> _Short task_:
Without the pictures, please reproduce only the lines from the one with "Write the D3.js code for this chart." through the one with "lessThanDaily, daily, atLeast3xDaily];", both included.

::: Material to process

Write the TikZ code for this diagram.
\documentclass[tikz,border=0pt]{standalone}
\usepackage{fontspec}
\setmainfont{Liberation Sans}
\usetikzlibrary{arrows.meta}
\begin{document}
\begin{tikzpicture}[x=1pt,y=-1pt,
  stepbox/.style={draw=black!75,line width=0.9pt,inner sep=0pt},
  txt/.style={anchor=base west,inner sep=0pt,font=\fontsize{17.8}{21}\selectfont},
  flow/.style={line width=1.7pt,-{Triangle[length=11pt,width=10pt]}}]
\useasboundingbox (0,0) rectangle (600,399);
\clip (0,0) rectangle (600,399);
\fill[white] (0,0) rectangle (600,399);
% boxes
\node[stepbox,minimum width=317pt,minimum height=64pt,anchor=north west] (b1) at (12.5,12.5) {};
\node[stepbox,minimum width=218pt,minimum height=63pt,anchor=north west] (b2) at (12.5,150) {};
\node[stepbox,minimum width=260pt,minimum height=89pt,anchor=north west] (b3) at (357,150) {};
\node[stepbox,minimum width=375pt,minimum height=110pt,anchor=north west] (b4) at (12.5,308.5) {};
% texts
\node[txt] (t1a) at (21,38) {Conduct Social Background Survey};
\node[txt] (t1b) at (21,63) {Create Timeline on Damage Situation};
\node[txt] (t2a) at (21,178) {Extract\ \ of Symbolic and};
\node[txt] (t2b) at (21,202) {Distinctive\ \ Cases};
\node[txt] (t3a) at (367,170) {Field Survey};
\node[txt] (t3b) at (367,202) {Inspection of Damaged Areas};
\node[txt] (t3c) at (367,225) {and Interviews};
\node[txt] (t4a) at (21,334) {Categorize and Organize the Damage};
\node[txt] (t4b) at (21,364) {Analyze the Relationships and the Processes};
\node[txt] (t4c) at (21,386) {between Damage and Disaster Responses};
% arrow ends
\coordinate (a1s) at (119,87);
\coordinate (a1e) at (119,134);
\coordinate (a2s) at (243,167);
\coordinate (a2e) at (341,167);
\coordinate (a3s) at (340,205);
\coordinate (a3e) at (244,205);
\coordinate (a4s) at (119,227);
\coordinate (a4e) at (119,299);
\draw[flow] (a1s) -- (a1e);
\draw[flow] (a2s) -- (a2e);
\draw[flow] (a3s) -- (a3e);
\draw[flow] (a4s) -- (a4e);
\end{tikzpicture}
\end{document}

::::::
::: Material to process

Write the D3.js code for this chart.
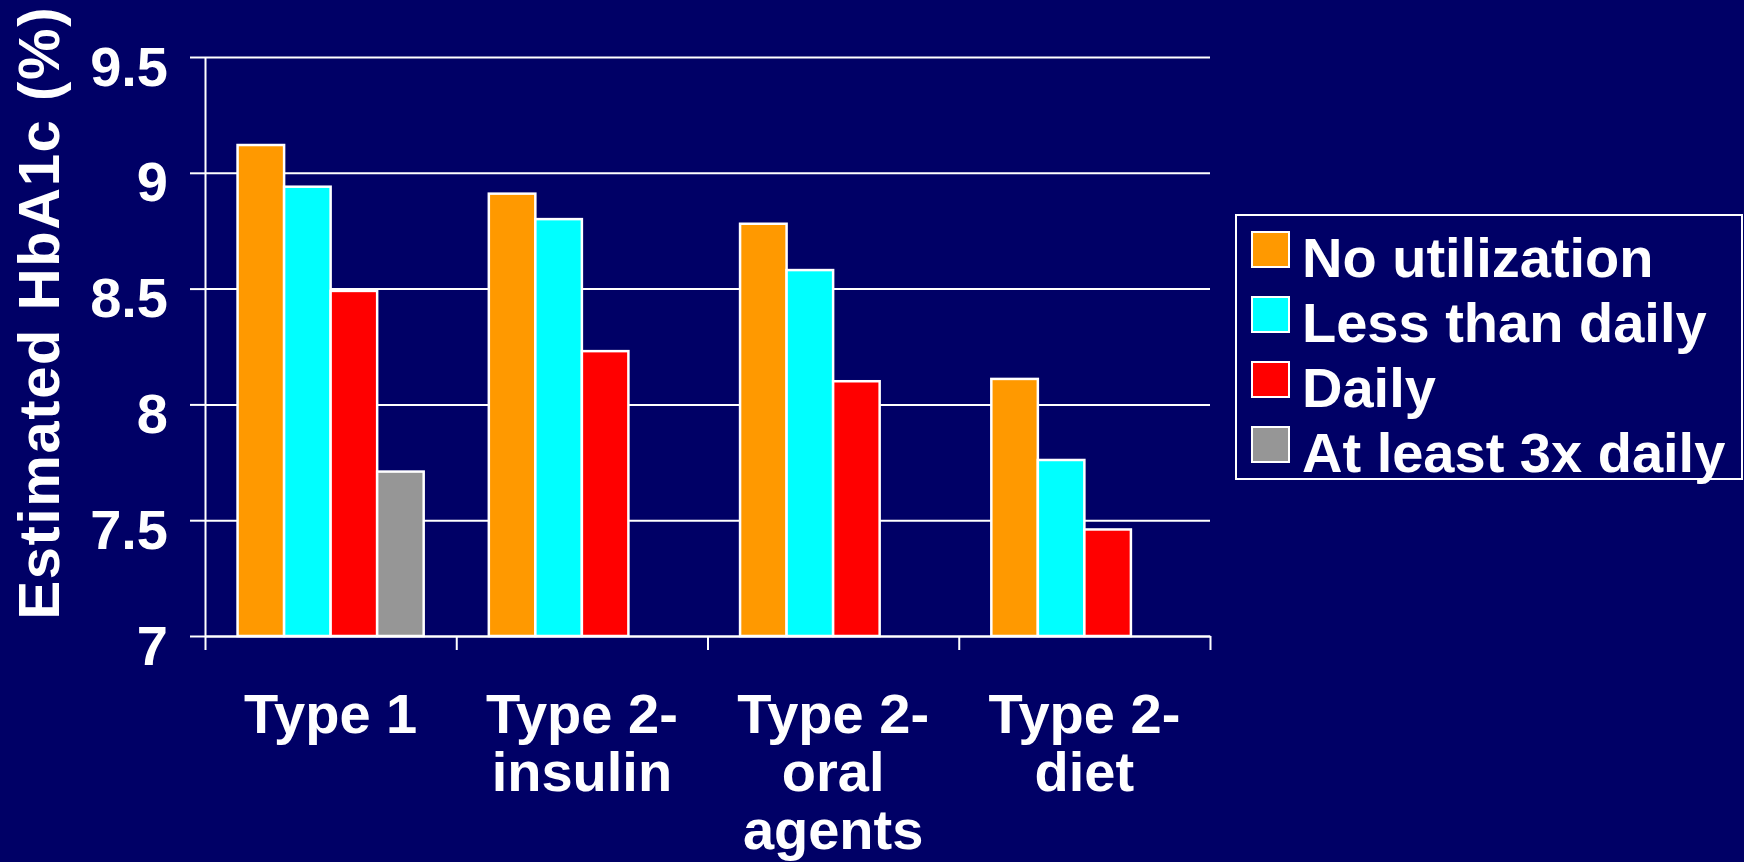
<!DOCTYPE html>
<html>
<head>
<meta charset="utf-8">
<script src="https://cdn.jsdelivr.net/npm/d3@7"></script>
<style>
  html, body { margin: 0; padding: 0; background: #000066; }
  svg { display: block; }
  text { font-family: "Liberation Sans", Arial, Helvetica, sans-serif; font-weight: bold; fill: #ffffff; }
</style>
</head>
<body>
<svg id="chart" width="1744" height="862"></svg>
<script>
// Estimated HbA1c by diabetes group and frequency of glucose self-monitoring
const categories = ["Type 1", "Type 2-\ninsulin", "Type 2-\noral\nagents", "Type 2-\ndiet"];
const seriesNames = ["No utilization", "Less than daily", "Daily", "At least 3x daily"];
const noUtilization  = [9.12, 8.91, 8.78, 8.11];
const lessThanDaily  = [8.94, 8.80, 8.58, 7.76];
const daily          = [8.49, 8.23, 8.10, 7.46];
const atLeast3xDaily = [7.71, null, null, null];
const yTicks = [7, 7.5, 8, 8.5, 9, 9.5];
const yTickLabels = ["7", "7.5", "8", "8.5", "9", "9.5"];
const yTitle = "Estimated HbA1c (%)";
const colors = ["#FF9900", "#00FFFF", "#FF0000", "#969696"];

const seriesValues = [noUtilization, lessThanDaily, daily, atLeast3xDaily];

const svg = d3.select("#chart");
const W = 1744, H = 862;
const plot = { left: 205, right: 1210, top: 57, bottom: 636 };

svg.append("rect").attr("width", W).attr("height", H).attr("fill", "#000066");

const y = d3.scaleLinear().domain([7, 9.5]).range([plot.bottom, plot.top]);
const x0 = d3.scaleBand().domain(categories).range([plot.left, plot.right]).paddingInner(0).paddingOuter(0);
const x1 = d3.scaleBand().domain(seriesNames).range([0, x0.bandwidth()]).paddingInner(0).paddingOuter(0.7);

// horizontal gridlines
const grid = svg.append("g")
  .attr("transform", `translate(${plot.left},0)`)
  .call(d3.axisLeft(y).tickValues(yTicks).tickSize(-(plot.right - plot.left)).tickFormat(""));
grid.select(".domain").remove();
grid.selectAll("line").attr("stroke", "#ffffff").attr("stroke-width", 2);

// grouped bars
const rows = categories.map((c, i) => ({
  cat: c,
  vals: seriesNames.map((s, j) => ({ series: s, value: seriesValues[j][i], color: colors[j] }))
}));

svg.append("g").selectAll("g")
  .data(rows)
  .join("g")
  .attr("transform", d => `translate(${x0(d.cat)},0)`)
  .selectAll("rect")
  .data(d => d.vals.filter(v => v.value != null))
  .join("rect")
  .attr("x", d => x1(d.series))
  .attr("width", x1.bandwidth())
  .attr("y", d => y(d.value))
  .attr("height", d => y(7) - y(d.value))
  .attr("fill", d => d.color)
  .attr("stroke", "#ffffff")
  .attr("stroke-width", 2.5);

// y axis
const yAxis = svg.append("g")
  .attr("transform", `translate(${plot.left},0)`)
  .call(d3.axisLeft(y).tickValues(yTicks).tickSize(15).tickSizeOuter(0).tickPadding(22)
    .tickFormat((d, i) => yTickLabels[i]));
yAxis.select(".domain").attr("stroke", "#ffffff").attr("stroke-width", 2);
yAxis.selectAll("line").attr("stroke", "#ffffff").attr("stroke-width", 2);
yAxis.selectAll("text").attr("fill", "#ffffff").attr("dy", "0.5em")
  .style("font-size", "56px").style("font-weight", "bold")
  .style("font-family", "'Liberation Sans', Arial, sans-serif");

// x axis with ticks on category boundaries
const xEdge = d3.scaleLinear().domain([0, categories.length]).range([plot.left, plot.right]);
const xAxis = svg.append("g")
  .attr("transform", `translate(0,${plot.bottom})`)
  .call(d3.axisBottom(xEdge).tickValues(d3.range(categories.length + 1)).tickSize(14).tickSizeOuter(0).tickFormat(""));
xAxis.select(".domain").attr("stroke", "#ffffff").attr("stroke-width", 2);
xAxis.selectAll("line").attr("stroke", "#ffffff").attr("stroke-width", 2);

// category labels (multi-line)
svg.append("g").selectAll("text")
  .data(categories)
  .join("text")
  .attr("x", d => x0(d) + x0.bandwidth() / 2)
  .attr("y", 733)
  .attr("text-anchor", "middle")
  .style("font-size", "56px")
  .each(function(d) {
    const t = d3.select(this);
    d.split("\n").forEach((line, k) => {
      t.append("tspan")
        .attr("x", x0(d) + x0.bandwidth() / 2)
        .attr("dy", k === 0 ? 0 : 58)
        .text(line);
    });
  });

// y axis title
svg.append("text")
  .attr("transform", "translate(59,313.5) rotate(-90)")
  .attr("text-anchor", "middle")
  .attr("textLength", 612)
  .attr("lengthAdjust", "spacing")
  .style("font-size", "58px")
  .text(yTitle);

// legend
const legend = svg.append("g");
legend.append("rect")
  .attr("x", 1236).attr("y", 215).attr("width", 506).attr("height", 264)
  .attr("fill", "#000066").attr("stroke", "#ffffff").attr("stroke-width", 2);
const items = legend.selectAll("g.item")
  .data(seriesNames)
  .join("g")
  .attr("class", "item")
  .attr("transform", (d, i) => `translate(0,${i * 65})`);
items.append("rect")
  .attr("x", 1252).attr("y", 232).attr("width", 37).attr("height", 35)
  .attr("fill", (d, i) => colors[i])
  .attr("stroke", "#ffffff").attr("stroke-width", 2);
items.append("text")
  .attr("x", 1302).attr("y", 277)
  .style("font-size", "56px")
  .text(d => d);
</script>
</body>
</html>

::::::

> _Reply to the exercise_:
Write the D3.js code for this chart.
<!DOCTYPE html>
<html>
<head>
<meta charset="utf-8">
<script src="https://cdn.jsdelivr.net/npm/d3@7"></script>
<style>
  html, body { margin: 0; padding: 0; background: #000066; }
  svg { display: block; }
  text { font-family: "Liberation Sans", Arial, Helvetica, sans-serif; font-weight: bold; fill: #ffffff; }
</style>
</head>
<body>
<svg id="chart" width="1744" height="862"></svg>
<script>
// Estimated HbA1c by diabetes group and frequency of glucose self-monitoring
const categories = ["Type 1", "Type 2-\ninsulin", "Type 2-\noral\nagents", "Type 2-\ndiet"];
const seriesNames = ["No utilization", "Less than daily", "Daily", "At least 3x daily"];
const noUtilization  = [9.12, 8.91, 8.78, 8.11];
const lessThanDaily  = [8.94, 8.80, 8.58, 7.76];
const daily          = [8.49, 8.23, 8.10, 7.46];
const atLeast3xDaily = [7.71, null, null, null];
const yTicks = [7, 7.5, 8, 8.5, 9, 9.5];
const yTickLabels = ["7", "7.5", "8", "8.5", "9", "9.5"];
const yTitle = "Estimated HbA1c (%)";
const colors = ["#FF9900", "#00FFFF", "#FF0000", "#969696"];

const seriesValues = [noUtilization, lessThanDaily, daily, atLeast3xDaily];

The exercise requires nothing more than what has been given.